===== Recorded data

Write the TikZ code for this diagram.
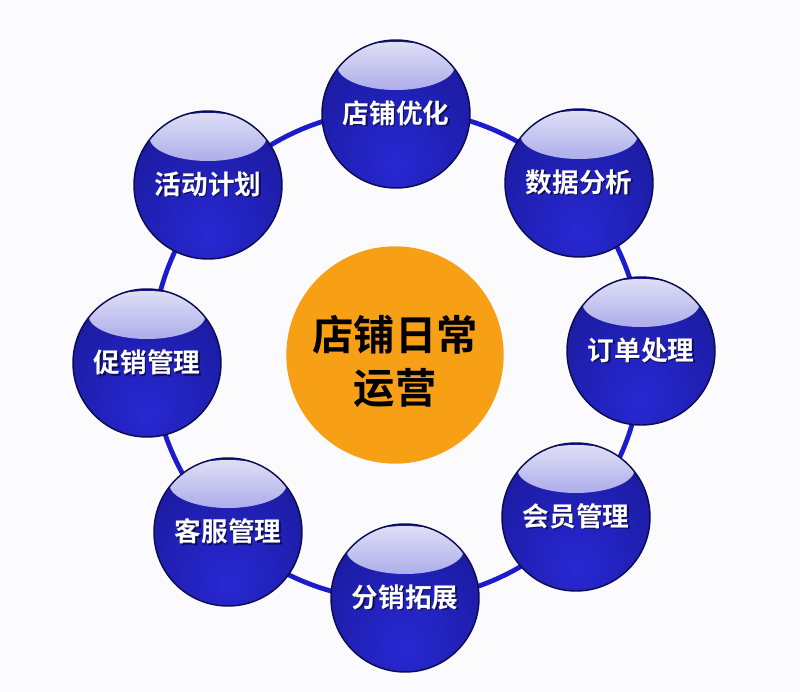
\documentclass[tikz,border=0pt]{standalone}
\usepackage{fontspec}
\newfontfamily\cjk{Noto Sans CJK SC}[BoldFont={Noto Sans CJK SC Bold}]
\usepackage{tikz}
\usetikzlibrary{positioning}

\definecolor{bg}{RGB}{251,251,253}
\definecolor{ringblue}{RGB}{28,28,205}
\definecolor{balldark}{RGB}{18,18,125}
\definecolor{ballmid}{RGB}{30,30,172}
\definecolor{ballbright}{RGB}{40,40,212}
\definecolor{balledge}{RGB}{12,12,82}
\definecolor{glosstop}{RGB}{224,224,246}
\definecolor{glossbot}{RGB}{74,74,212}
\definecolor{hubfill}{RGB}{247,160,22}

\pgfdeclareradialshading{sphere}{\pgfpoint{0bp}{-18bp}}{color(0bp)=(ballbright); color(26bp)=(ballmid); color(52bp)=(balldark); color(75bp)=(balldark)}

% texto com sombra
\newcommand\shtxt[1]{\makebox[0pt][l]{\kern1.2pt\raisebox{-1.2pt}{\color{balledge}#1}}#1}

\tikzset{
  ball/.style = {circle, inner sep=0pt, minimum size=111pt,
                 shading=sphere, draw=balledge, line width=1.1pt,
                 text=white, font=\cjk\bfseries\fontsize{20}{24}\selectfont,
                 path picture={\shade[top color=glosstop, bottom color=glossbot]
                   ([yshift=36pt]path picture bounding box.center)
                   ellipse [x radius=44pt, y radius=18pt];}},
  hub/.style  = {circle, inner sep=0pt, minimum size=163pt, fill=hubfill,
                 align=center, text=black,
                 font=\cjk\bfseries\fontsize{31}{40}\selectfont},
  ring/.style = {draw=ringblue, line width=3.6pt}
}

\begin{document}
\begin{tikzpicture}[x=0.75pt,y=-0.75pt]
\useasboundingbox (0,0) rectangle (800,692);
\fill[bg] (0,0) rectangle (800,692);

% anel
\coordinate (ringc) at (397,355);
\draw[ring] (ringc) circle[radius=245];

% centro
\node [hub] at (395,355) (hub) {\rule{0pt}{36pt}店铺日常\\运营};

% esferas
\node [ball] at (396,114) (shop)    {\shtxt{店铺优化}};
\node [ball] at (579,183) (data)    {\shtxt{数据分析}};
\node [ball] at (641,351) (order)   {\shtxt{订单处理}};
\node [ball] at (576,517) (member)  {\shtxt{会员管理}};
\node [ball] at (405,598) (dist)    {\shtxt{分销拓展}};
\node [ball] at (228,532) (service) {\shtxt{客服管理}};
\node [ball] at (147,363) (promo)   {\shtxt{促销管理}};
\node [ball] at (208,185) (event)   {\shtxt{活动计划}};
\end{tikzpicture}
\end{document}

==========

» Problem to work on: Leave out all pictures, then copy the remaining material exactly.

» Reply:
Write the TikZ code for this diagram.
\documentclass[tikz,border=0pt]{standalone}
\usepackage{fontspec}
\newfontfamily\cjk{Noto Sans CJK SC}[BoldFont={Noto Sans CJK SC Bold}]
\usepackage{tikz}
\usetikzlibrary{positioning}

\definecolor{bg}{RGB}{251,251,253}
\definecolor{ringblue}{RGB}{28,28,205}
\definecolor{balldark}{RGB}{18,18,125}
\definecolor{ballmid}{RGB}{30,30,172}
\definecolor{ballbright}{RGB}{40,40,212}
\definecolor{balledge}{RGB}{12,12,82}
\definecolor{glosstop}{RGB}{224,224,246}
\definecolor{glossbot}{RGB}{74,74,212}
\definecolor{hubfill}{RGB}{247,160,22}

\pgfdeclareradialshading{sphere}{\pgfpoint{0bp}{-18bp}}{color(0bp)=(ballbright); color(26bp)=(ballmid); color(52bp)=(balldark); color(75bp)=(balldark)}

% texto com sombra
\newcommand\shtxt[1]{\makebox[0pt][l]{\kern1.2pt\raisebox{-1.2pt}{\color{balledge}#1}}#1}

\tikzset{
  ball/.style = {circle, inner sep=0pt, minimum size=111pt,
                 shading=sphere, draw=balledge, line width=1.1pt,
                 text=white, font=\cjk\bfseries\fontsize{20}{24}\selectfont,
                 path picture={\shade[top color=glosstop, bottom color=glossbot]
                   ([yshift=36pt]path picture bounding box.center)
                   ellipse [x radius=44pt, y radius=18pt];}},
  hub/.style  = {circle, inner sep=0pt, minimum size=163pt, fill=hubfill,
                 align=center, text=black,
                 font=\cjk\bfseries\fontsize{31}{40}\selectfont},
  ring/.style = {draw=ringblue, line width=3.6pt}
}

\begin{document}
\begin{tikzpicture}[x=0.75pt,y=-0.75pt]
\useasboundingbox (0,0) rectangle (800,692);
\fill[bg] (0,0) rectangle (800,692);

% anel
\coordinate (ringc) at (397,355);
\draw[ring] (ringc) circle[radius=245];

% centro
\node [hub] at (395,355) (hub) {\rule{0pt}{36pt}店铺日常\\运营};

% esferas
\node [ball] at (396,114) (shop)    {\shtxt{店铺优化}};
\node [ball] at (579,183) (data)    {\shtxt{数据分析}};
\node [ball] at (641,351) (order)   {\shtxt{订单处理}};
\node [ball] at (576,517) (member)  {\shtxt{会员管理}};
\node [ball] at (405,598) (dist)    {\shtxt{分销拓展}};
\node [ball] at (228,532) (service) {\shtxt{客服管理}};
\node [ball] at (147,363) (promo)   {\shtxt{促销管理}};
\node [ball] at (208,185) (event)   {\shtxt{活动计划}};
\end{tikzpicture}
\end{document}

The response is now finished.